Criminal Justice

Rikers replacement jails won't be ready by 2027 deadline, City Hall budget director says

“We know it’s not going to happen by 2027,” Budget Director Jacques Jiha said of the plan to close Rikers Island, during a discussion of the city’s capital budget.

City Budget Director Jacques Jiha testifies at the City Council’s first preliminary budget hearing on March 4, 2024.

City Budget Director Jacques Jiha testifies at the City Council’s first preliminary budget hearing on March 4, 2024. John McCarten/NYC Council Media Unit

The City Council’s first preliminary budget hearing on Monday offered some insight into how the Adams administration views projects in its capital budget, including the construction of borough-based jails that are required by law to replace Rikers Island by 2027. In short, the city’s budget director doesn’t see it getting done on time.

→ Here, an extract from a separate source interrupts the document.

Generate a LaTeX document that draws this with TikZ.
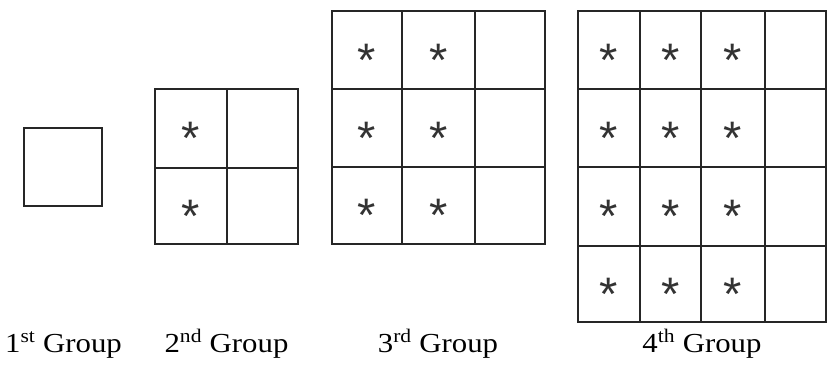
\documentclass[tikz,border=0pt]{standalone}
\usepackage{fontspec}
\setmainfont{Liberation Serif}
\newfontfamily\labelfont[FakeStretch=1.12]{Liberation Serif}
\newfontfamily\astfont{Liberation Sans}
\usetikzlibrary{positioning}
\tikzset{
    cellline/.style={
        draw=black!85,
        line width=1.6pt,
    },
    ast/.style={
        font=\astfont\fontsize{47}{47}\selectfont,
        text=black!80,
        inner sep=0pt,
        yshift=-10pt,
    },
    grouplabel/.style={
        font=\labelfont\fontsize{27.5}{30}\selectfont,
        inner sep=0pt,
        anchor=base,
    },
}

\begin{document}
\begin{tikzpicture}[x=1pt, y=-1pt]
    \useasboundingbox (0,0) rectangle (828,370);

    % 1st group
    \draw[cellline] (24,128) rectangle (102,206);

    % 2nd group
    \draw[cellline] (155,89) rectangle (298,244);
    \draw[cellline] (227,89) -- (227,244) (155,168) -- (298,168);
    \foreach \y [count=\j] in {128.5,206}
        \node[ast] (twoA\j) at (191,\y) {*};

    % 3rd group
    \draw[cellline] (332,11) rectangle (545,244);
    \draw[cellline] (402,11) -- (402,244) (475,11) -- (475,244);
    \draw[cellline] (332,89) -- (545,89) (332,167) -- (545,167);
    \foreach \x [count=\i] in {367,438.5}
        \foreach \y [count=\j] in {50,128,205.5}
            \node[ast] (three\i\j) at (\x,\y) {*};

    % 4th group
    \draw[cellline] (578,11) rectangle (826,322);
    \draw[cellline] (640,11) -- (640,322) (701,11) -- (701,322) (765,11) -- (765,322);
    \draw[cellline] (578,89) -- (826,89) (578,167) -- (826,167) (578,246) -- (826,246);
    \foreach \x [count=\i] in {609,670.5,733}
        \foreach \y [count=\j] in {50,128,206.5,284}
            \node[ast] (four\i\j) at (\x,\y) {*};

    % Labels
    \node[grouplabel] (lab1) at (63.5,352) {1\textsuperscript{st} Group};
    \node[grouplabel] (lab2) at (226.5,352) {2\textsuperscript{nd} Group};
    \node[grouplabel] (lab3) at (438,352) {3\textsuperscript{rd} Group};
    \node[grouplabel] (lab4) at (702,352) {4\textsuperscript{th} Group};
\end{tikzpicture}
\end{document}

The Adams administration has made numerous suggestions that an alternative plan will be needed, in part because of a growing jail population. When answering questions from Council Member Diana Ayala about how capital projects get prioritized by the administration, New York City Budget Director Jacques Jiha offered an even more concrete idea of how the administration views the plan to close Rikers. 

“We know it's not going to happen by 2027,” Jiha said of getting borough-based jails up and running. “Even though we know we’re not going to spend the money for the borough-based jails by 2027, we have to keep it there,” he said, noting that that limits where else the city can allocate capital funding now.

Ayala criticized a lack of communication and collaboration from the administration. “I’m not committing to making any changes on the borough-based jails, but you didn’t give us that chance, because that conversation was never had,” Ayala said.

Adams often stresses that he will always follow the law, and City Hall stressed the same in a statement on Monday. “Our administration supports closing Rikers Island under a plan that ensures the dignity, safety, and care for all justice-involved New Yorkers, but it is clear that the plan approved under the last administration created serious challenges for our ability to keep New Yorkers safe,” a City Hall spokesperson said in an emailed statement. “Work is underway for all four borough jail sites, and we look forward to reviewing the Lippman Commission’s recommendations for how the city could move forward.”

New York City’s jails’ population was 6,167 as of Feb. 1, according to a dashboard maintained by the city comptroller’s office. The capacity of the four borough-based jails that are meant to replace Rikers was recently increased to 4,160 beds – still 2,000 short to house the current population on Rikers.